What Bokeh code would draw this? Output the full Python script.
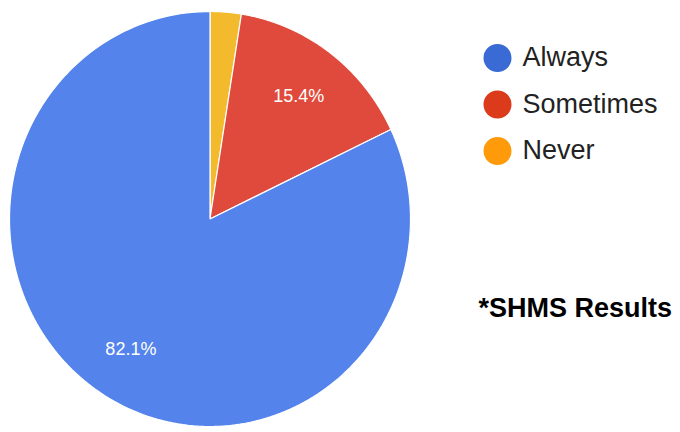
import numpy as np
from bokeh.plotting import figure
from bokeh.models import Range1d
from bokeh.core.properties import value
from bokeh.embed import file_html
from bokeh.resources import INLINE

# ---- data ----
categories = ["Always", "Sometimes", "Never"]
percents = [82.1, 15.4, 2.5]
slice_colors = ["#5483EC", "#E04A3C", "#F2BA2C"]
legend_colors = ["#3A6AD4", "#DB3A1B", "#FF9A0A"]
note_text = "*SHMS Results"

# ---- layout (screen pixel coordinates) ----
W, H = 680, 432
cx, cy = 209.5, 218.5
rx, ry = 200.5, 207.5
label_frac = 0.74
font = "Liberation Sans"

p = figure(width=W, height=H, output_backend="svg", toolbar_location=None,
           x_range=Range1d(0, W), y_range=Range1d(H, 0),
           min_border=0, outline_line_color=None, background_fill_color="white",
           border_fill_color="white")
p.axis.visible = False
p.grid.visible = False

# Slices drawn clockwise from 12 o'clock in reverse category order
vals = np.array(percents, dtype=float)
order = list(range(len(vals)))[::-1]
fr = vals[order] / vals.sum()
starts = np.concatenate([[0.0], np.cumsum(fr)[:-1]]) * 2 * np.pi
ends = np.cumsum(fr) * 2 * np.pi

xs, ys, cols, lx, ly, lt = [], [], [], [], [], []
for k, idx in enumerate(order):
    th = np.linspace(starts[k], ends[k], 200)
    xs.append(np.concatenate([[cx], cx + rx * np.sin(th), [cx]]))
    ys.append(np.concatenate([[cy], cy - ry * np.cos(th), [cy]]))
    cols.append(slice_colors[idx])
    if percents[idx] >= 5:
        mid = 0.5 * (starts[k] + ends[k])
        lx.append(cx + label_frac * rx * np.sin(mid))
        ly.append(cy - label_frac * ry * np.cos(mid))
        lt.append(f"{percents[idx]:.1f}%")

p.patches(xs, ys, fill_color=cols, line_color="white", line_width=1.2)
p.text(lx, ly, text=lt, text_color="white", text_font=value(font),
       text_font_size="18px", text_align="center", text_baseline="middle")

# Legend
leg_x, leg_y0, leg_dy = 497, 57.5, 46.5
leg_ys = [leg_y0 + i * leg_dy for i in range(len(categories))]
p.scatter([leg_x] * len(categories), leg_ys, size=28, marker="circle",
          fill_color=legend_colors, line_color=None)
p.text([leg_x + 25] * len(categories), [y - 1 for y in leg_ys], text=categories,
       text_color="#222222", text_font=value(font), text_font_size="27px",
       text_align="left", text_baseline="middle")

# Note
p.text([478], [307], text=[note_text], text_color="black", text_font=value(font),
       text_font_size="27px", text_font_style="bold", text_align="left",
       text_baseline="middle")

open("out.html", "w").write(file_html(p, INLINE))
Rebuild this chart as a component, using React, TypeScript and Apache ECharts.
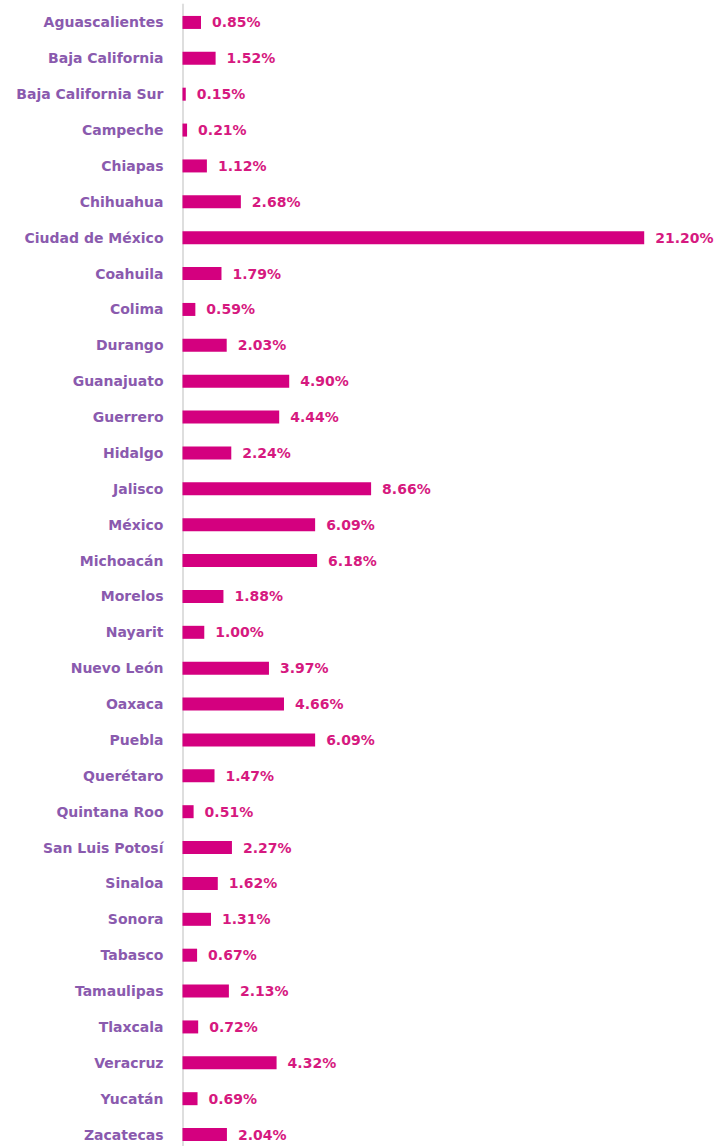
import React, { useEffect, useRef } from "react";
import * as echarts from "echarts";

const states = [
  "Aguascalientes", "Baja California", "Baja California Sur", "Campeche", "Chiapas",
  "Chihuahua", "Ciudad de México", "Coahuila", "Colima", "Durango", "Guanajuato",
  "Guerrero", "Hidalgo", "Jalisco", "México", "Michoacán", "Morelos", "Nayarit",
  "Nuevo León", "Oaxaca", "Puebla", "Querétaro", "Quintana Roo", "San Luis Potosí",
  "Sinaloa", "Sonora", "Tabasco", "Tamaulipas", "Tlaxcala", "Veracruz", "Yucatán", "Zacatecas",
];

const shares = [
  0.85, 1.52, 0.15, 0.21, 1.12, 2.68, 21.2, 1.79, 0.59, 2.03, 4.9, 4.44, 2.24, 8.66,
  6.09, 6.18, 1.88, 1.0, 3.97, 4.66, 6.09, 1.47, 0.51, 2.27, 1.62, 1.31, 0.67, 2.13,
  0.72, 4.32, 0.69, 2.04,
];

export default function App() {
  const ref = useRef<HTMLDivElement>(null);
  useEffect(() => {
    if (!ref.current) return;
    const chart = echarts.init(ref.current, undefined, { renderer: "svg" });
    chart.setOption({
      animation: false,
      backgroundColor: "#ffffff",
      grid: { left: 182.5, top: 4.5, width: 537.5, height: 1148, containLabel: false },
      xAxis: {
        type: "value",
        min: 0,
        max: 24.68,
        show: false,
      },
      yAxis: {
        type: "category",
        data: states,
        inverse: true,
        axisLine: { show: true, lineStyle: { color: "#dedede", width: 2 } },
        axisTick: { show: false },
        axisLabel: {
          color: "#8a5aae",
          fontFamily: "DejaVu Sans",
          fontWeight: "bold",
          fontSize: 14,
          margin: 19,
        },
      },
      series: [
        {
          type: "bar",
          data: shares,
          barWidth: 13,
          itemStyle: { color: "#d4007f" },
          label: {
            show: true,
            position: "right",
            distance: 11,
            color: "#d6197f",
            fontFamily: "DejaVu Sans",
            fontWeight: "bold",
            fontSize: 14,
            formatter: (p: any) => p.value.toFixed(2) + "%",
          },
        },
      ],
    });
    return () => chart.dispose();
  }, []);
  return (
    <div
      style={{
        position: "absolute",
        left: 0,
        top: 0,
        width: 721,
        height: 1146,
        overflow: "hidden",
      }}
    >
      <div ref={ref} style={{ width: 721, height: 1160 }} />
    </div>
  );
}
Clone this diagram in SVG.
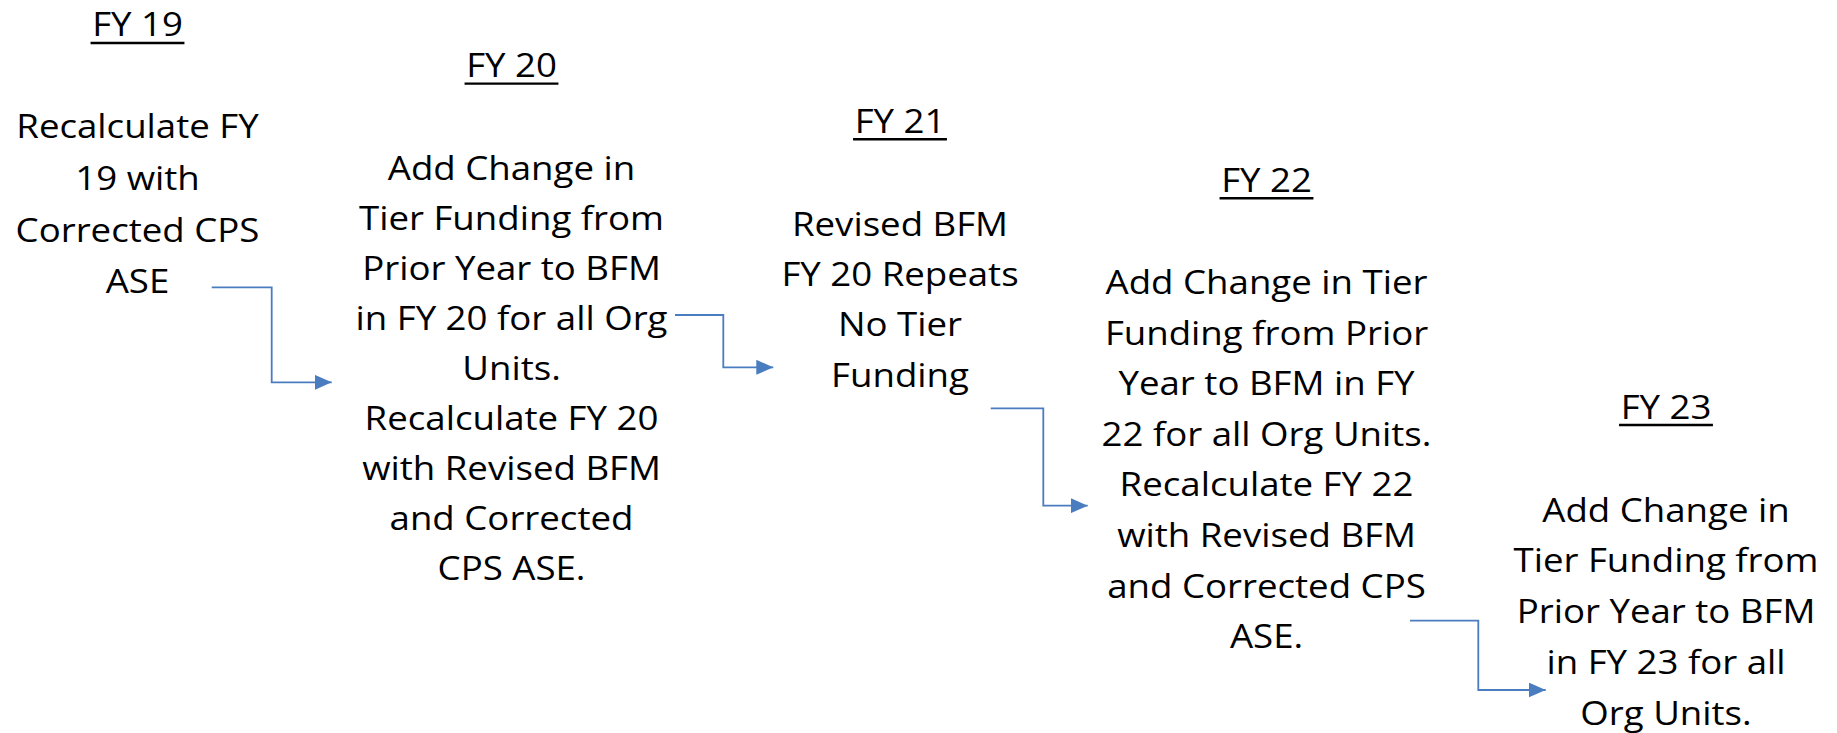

» DIRECTIONS
Pull out all lines from the entries above in which the word "React" appears.

» TASK SOLUTION
Rebuild this chart as a component, using React, TypeScript and Apache ECharts.
import React, { useEffect, useRef } from "react";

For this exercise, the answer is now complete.